また、自分を含めて他の兵士が死ねば死ぬほど勝利点になる……みたいなときもあるので、ほんとうにただの賑やかしで戦争に関わりたがるプレイヤーも生まれたりして、勝利に至るルートが複数あり、キングメーカー問題が巧妙に解決されている点も好印象です。

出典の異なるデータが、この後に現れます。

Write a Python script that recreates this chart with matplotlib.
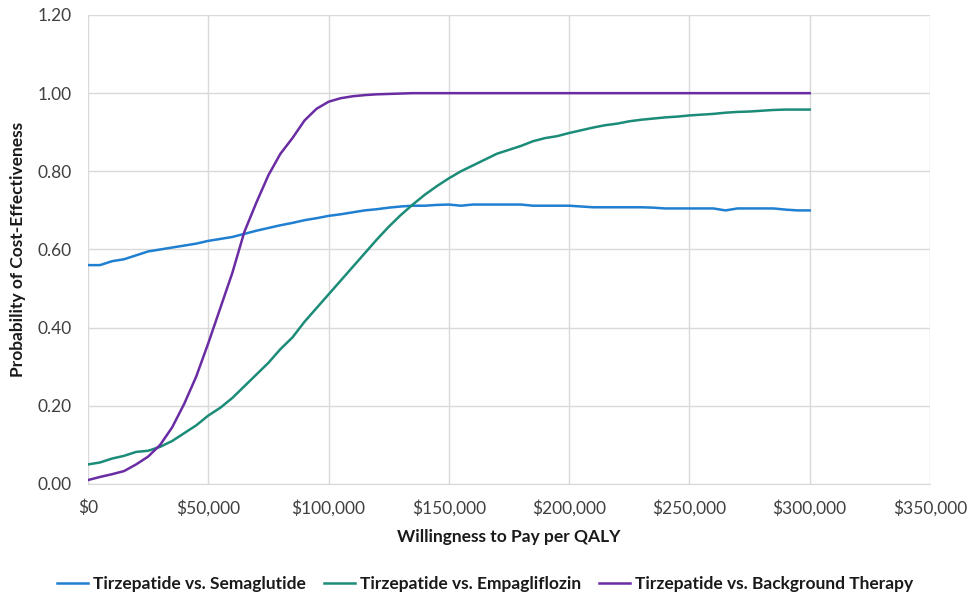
import matplotlib
matplotlib.use('Agg')
from matplotlib import pyplot as plt
from matplotlib.ticker import FuncFormatter

wtp = list(range(0, 300001, 5000))

semaglutide = [0.560, 0.560, 0.570, 0.575, 0.585, 0.595, 0.600, 0.605, 0.610, 0.615,
               0.622, 0.627, 0.632, 0.640, 0.648, 0.655, 0.662, 0.668, 0.675, 0.680,
               0.686, 0.690, 0.695, 0.700, 0.703, 0.707, 0.710, 0.712, 0.712, 0.714,
               0.715, 0.712, 0.715, 0.715, 0.715, 0.715, 0.715, 0.712, 0.712, 0.712,
               0.712, 0.710, 0.708, 0.708, 0.708, 0.708, 0.708, 0.707, 0.705, 0.705,
               0.705, 0.705, 0.705, 0.700, 0.705, 0.705, 0.705, 0.705, 0.702, 0.700,
               0.700]

empagliflozin = [0.050, 0.055, 0.065, 0.072, 0.082, 0.085, 0.095, 0.110, 0.130, 0.150,
                 0.175, 0.195, 0.220, 0.250, 0.280, 0.310, 0.345, 0.375, 0.415, 0.450,
                 0.485, 0.520, 0.555, 0.590, 0.625, 0.658, 0.688, 0.715, 0.740, 0.762,
                 0.782, 0.800, 0.815, 0.830, 0.845, 0.855, 0.865, 0.877, 0.885, 0.890,
                 0.898, 0.905, 0.912, 0.918, 0.922, 0.928, 0.932, 0.935, 0.938, 0.940,
                 0.943, 0.945, 0.947, 0.950, 0.952, 0.953, 0.955, 0.957, 0.958, 0.958,
                 0.958]

background = [0.010, 0.018, 0.025, 0.033, 0.050, 0.070, 0.100, 0.145, 0.205, 0.275,
              0.360, 0.450, 0.540, 0.645, 0.720, 0.790, 0.845, 0.885, 0.930, 0.960,
              0.978, 0.987, 0.992, 0.995, 0.997, 0.998, 0.999] + [1.0] * 34

series = [
    ('Tirzepatide vs. Semaglutide', semaglutide, '#1f7fd0'),
    ('Tirzepatide vs. Empagliflozin', empagliflozin, '#1b8c78'),
    ('Tirzepatide vs. Background Therapy', background, '#6a2ca3'),
]

plt.rcParams['font.family'] = ['Lato', 'DejaVu Sans']

fig = plt.figure(figsize=(9.7, 5.95), dpi=100)
ax = fig.add_axes([0.0907, 0.1866, 0.868, 0.7882])

for label, vals, color in series:
    ax.plot(wtp, vals, color=color, lw=1.8, label=label)

ax.set_xlim(0, 350000)
ax.set_ylim(0, 1.2)
ax.set_xticks(range(0, 350001, 50000))
ax.set_yticks([i * 0.2 for i in range(7)])
ax.xaxis.set_major_formatter(FuncFormatter(lambda v, p: f'${v:,.0f}'))
ax.yaxis.set_major_formatter(FuncFormatter(lambda v, p: f'{v:.2f}'))
ax.grid(color='#d9d9d9', lw=1)
ax.set_axisbelow(True)
for s in ['top', 'right', 'left']:
    ax.spines[s].set_visible(False)
ax.spines['bottom'].set_color('#d9d9d9')
ax.tick_params(length=0, labelsize=12.5, colors='#404040')
ax.tick_params(axis='y', pad=12)
ax.tick_params(axis='x', pad=11)

ax.set_xlabel('Willingness to Pay per QALY', fontsize=12.5, fontweight='bold',
              color='#1a1a1a', labelpad=9)
ax.set_ylabel('Probability of Cost-Effectiveness', fontsize=12.5, fontweight='bold',
              color='#1a1a1a', labelpad=8)

fig.legend(loc='lower center', bbox_to_anchor=(0.5, -0.022), ncol=3, frameon=False,
           prop={'weight': 'bold', 'size': 12.5}, handlelength=1.8,
           handletextpad=0.3, columnspacing=1.0, labelcolor='#1a1a1a')

fig.savefig('out.png', dpi=100)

全体的に、駆け引きと言うか、計算が、意外にボードゲームボードゲームしていて、ただの殴り合いアメリカンゲームとは一線を画しています。
結論
と言うわけで「どうせ、前時代的な殴り合いゲームでしょ?」というのは食わず嫌いと言わざるをえず、アメリカンな見た目だけれど、ドイツの血を継いだ正統派ボードゲームでした。
広くオススメします。
一緒に遊んだぺこらさんの感想
死者ロンダリングしたよ
何その冒涜的な用語!!
殺して、勝利点を貰って、また復活させてー
残酷!!
4人プレイどうだった?
面白かったよ。2人プレイに比べると、ユニット数が全体的に増えるから、ごちゃっと感があるかな。中央のユグドラシルの略奪も、みんな集まって決戦みたいになる
2人だと、最初から滅びているエリアがけっこうあるから、第2ラウンドくらいには、もう半分くらい壊滅してるよね
ボードの裏面を、2~3人用みたいにして、エリア数を減らせば良いのにね。離れてると隣接エリアでなくなってしまい、略奪に駆けつけられなくなっちゃうんだよね
ゆぐゆぐに1人は置いておけってことなのでは?
なんで、ユグドラシルに対して、そんなに親しげなの?
だってグラブルのユグドラシルは、ゆぐゆぐって言うでしょ
違うゲームの話じゃん! もうええわ、ありがとうございました
終わりに
事前に期待値が低めだったので、相対的に高評価になってしまいました。
これがBGGで30位というのは、ちょっと今でも首を傾げてしまいますが、全体的によく制御されており、バランスの良いゲームではあります。